Source data:
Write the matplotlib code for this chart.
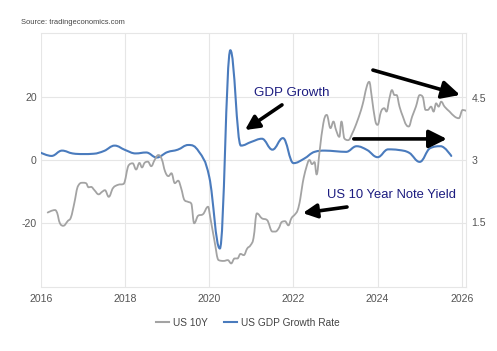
import numpy as np
import matplotlib
matplotlib.use("Agg")
import matplotlib.pyplot as plt
from matplotlib.path import Path
from matplotlib.patches import PathPatch
from matplotlib.lines import Line2D

plt.rcParams['font.family'] = ['Liberation Sans', 'DejaVu Sans']
plt.rcParams['axes.unicode_minus'] = False

# US GDP growth rate (annualised QoQ, %), quarterly, left axis
gdp_x = [2016.00, 2016.25, 2016.50, 2016.75, 2017.00, 2017.25, 2017.50, 2017.75,
         2018.00, 2018.25, 2018.50, 2018.75, 2019.00, 2019.25, 2019.50, 2019.75,
         2020.00, 2020.25, 2020.50, 2020.75, 2021.00, 2021.25, 2021.50, 2021.75,
         2022.00, 2022.25, 2022.50, 2022.75, 2023.00, 2023.25, 2023.50, 2023.75,
         2024.00, 2024.25, 2024.50, 2024.75, 2025.00, 2025.25, 2025.50, 2025.75]
gdp = [2.3, 1.3, 3.0, 2.1, 1.9, 2.0, 2.9, 4.6,
       3.2, 2.1, 2.4, 0.8, 2.5, 3.3, 4.8, 2.7,
       -5.5, -28.3, 35.1, 4.6, 5.8, 6.8, 3.3, 7.0,
       -1.0, 0.4, 2.6, 3.0, 2.8, 2.6, 4.4, 3.2,
       0.9, 3.4, 3.2, 2.3, -0.6, 3.8, 4.4, 1.3]

# US 10Y note yield (%), right axis
y10_x = [2016.16, 2016.33, 2016.37, 2016.45, 2016.53, 2016.64, 2016.71, 2016.79,
         2016.87, 2016.99, 2017.07, 2017.13, 2017.19, 2017.27, 2017.37, 2017.45,
         2017.52, 2017.61, 2017.71, 2017.83, 2017.96, 2018.09, 2018.18, 2018.26,
         2018.34, 2018.40, 2018.46, 2018.54, 2018.62, 2018.70, 2018.79, 2018.87,
         2018.95, 2019.03, 2019.10, 2019.18, 2019.26, 2019.33, 2019.41, 2019.49,
         2019.57, 2019.64, 2019.73, 2019.85, 2019.97, 2020.02, 2020.12, 2020.22,
         2020.34, 2020.44, 2020.52, 2020.60, 2020.67, 2020.74, 2020.82, 2020.90,
         2020.98, 2021.05, 2021.13, 2021.25, 2021.37, 2021.50, 2021.57, 2021.65,
         2021.72, 2021.80, 2021.88, 2021.95, 2022.04, 2022.10, 2022.16, 2022.22,
         2022.30, 2022.38, 2022.44, 2022.50, 2022.55, 2022.62, 2022.71, 2022.79,
         2022.88, 2022.95, 2023.01, 2023.09, 2023.14, 2023.21, 2023.30, 2023.40,
         2023.52, 2023.64, 2023.74, 2023.80, 2023.86, 2023.94, 2024.00, 2024.08,
         2024.16, 2024.21, 2024.28, 2024.34, 2024.40, 2024.45, 2024.52, 2024.60,
         2024.68, 2024.74, 2024.82, 2024.91, 2025.00, 2025.07, 2025.14, 2025.19,
         2025.27, 2025.33, 2025.39, 2025.45, 2025.51, 2025.59, 2025.71, 2025.83,
         2025.93, 2026.02, 2026.10]
y10 = [1.73, 1.79, 1.75, 1.47, 1.41, 1.53, 1.61, 1.95,
       2.35, 2.45, 2.44, 2.34, 2.35, 2.27, 2.17, 2.23,
       2.27, 2.11, 2.32, 2.40, 2.42, 2.88, 2.92, 2.77,
       2.93, 2.82, 2.93, 2.96, 2.85, 3.00, 3.12, 3.02,
       2.72, 2.61, 2.68, 2.44, 2.50, 2.32, 2.03, 1.99,
       1.95, 1.47, 1.65, 1.69, 1.87, 1.63, 1.06, 0.58,
       0.56, 0.58, 0.50, 0.62, 0.62, 0.73, 0.70, 0.86,
       0.94, 1.11, 1.71, 1.59, 1.55, 1.27, 1.27, 1.35,
       1.50, 1.52, 1.42, 1.59, 1.69, 1.79, 2.05, 2.45,
       2.80, 3.00, 2.90, 2.95, 2.65, 3.20, 3.89, 4.09,
       3.77, 3.93, 3.73, 3.56, 3.93, 3.52, 3.48, 3.65,
       3.95, 4.33, 4.77, 4.89, 4.53, 3.97, 3.85, 4.17,
       4.25, 4.17, 4.49, 4.69, 4.57, 4.57, 4.29, 4.05,
       3.85, 3.81, 4.05, 4.29, 4.57, 4.53, 4.21, 4.21,
       4.29, 4.17, 4.37, 4.29, 4.41, 4.29, 4.17, 4.05,
       4.01, 4.21, 4.19]

year_ticks = [2016, 2018, 2020, 2022, 2024, 2026]
left_ticks = [-20, 0, 20]
right_ticks = [1.5, 3, 4.5]
right_labels = ['1.5', '3', '4.5']

BLUE = '#4a7bbd'
GREY = '#a3a3a3'
NAVY = '#1c1c80'
GRID = '#e6e6e6'
TICK = '#555555'


def spline_path(xs, ys, smoothing=1.5):
    # cubic bezier path through the points, same idea as a highcharts spline
    xs = np.asarray(xs, float)
    ys = np.asarray(ys, float)
    n = len(xs)
    lc = np.zeros((n, 2))
    rc = np.zeros((n, 2))
    d = smoothing + 1
    for i in range(n):
        px, py = xs[i], ys[i]
        if i == 0 or i == n - 1:
            lc[i] = rc[i] = (px, py)
            continue
        lx, ly = xs[i - 1], ys[i - 1]
        nx, ny = xs[i + 1], ys[i + 1]
        lcx = (smoothing * px + lx) / d
        lcy = (smoothing * py + ly) / d
        rcx = (smoothing * px + nx) / d
        rcy = (smoothing * py + ny) / d
        if rcx != lcx:
            corr = (rcy - lcy) * (rcx - px) / (rcx - lcx) + py - rcy
            lcy += corr
            rcy += corr
        if lcy > ly and lcy > py:
            lcy = max(ly, py); rcy = 2 * py - lcy
        elif lcy < ly and lcy < py:
            lcy = min(ly, py); rcy = 2 * py - lcy
        if rcy > ny and rcy > py:
            rcy = max(ny, py); lcy = 2 * py - rcy
        elif rcy < ny and rcy < py:
            rcy = min(ny, py); lcy = 2 * py - rcy
        lc[i] = (lcx, lcy)
        rc[i] = (rcx, rcy)
    verts = [(xs[0], ys[0])]
    codes = [Path.MOVETO]
    for i in range(1, n):
        verts += [tuple(rc[i - 1]), tuple(lc[i]), (xs[i], ys[i])]
        codes += [Path.CURVE4] * 3
    return Path(verts, codes)


fig = plt.figure(figsize=(4.97, 3.51), dpi=100)
ax = fig.add_axes([41 / 497, 64 / 351, 425 / 497, 254 / 351])
ax2 = ax.twinx()

ax.set_xlim(2016.0, 2026.1)
ax.set_ylim(-40.6, 40.6)
ax2.set_ylim(-0.07, 6.07)

ax.add_patch(PathPatch(spline_path(gdp_x, gdp), fill=False, edgecolor=BLUE,
                       lw=1.5, capstyle='round', joinstyle='round', zorder=3))
ax2.add_patch(PathPatch(spline_path(y10_x, y10), fill=False, edgecolor=GREY,
                        lw=1.3, capstyle='round', joinstyle='round', zorder=3))

ax.set_xticks(year_ticks)
ax.set_yticks(left_ticks)
ax2.set_yticks(right_ticks)
ax2.set_yticklabels(right_labels)

ax.grid(True, color=GRID, lw=0.8)
ax.set_axisbelow(True)
for a in (ax, ax2):
    for s in a.spines.values():
        s.set_visible(False)
for side in ('bottom', 'top', 'right'):
    ax.spines[side].set_visible(True)
    ax.spines[side].set_color(GRID)
    ax.spines[side].set_linewidth(0.8)
ax.tick_params(axis='both', length=0, labelsize=7.6, colors=TICK)
ax.tick_params(axis='x', pad=5)
ax.tick_params(axis='y', pad=3)
ax2.tick_params(axis='y', length=0, labelsize=7.6, colors=TICK, pad=4)

# annotations
ax.text(0.501, 0.764, 'GDP Growth', transform=ax.transAxes, color=NAVY,
        fontsize=9.6, ha='left', va='center')
ax.text(0.673, 0.362, 'US 10 Year Note Yield', transform=ax.transAxes, color=NAVY,
        fontsize=9.4, ha='left', va='center')

arrows = [((0.567, 0.717), (0.480, 0.618), 21),
          ((0.720, 0.315), (0.616, 0.291), 21),
          ((0.781, 0.854), (0.986, 0.756), 27),
          ((0.736, 0.583), (0.955, 0.583), 27)]
for tail, tip, ms in arrows:
    ax.annotate('', xy=tip, xytext=tail, xycoords='axes fraction',
                textcoords='axes fraction', annotation_clip=False,
                arrowprops=dict(arrowstyle='-|>', color='black', lw=2.6,
                                mutation_scale=ms, shrinkA=0, shrinkB=0))

fig.text(21 / 497, 1 - 23 / 351, 'Source: tradingeconomics.com', fontsize=5.4,
         color='#444444', ha='left', va='center')

handles = [Line2D([], [], color=GREY, lw=1.5), Line2D([], [], color=BLUE, lw=1.5)]
leg = fig.legend(handles, ['US 10Y', 'US GDP Growth Rate'], loc='center',
                 bbox_to_anchor=(248 / 497, 1 - 323 / 351), ncol=2, frameon=False,
                 fontsize=7.3, handlelength=1.3, handletextpad=0.4, columnspacing=1.6)
for t in leg.get_texts():
    t.set_color('#444444')

fig.savefig('out.png', dpi=100)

Exercise details: Give again, exactly, the lines from the start of the data through the one holding "0.9, 3.4, 3.2, 2.3, -0.6, 3.8, 4.4, 1.3]"; omit the pictures.

Answer to this problem:
Write the matplotlib code for this chart.
import numpy as np
import matplotlib
matplotlib.use("Agg")
import matplotlib.pyplot as plt
from matplotlib.path import Path
from matplotlib.patches import PathPatch
from matplotlib.lines import Line2D

plt.rcParams['font.family'] = ['Liberation Sans', 'DejaVu Sans']
plt.rcParams['axes.unicode_minus'] = False

# US GDP growth rate (annualised QoQ, %), quarterly, left axis
gdp_x = [2016.00, 2016.25, 2016.50, 2016.75, 2017.00, 2017.25, 2017.50, 2017.75,
         2018.00, 2018.25, 2018.50, 2018.75, 2019.00, 2019.25, 2019.50, 2019.75,
         2020.00, 2020.25, 2020.50, 2020.75, 2021.00, 2021.25, 2021.50, 2021.75,
         2022.00, 2022.25, 2022.50, 2022.75, 2023.00, 2023.25, 2023.50, 2023.75,
         2024.00, 2024.25, 2024.50, 2024.75, 2025.00, 2025.25, 2025.50, 2025.75]
gdp = [2.3, 1.3, 3.0, 2.1, 1.9, 2.0, 2.9, 4.6,
       3.2, 2.1, 2.4, 0.8, 2.5, 3.3, 4.8, 2.7,
       -5.5, -28.3, 35.1, 4.6, 5.8, 6.8, 3.3, 7.0,
       -1.0, 0.4, 2.6, 3.0, 2.8, 2.6, 4.4, 3.2,
       0.9, 3.4, 3.2, 2.3, -0.6, 3.8, 4.4, 1.3]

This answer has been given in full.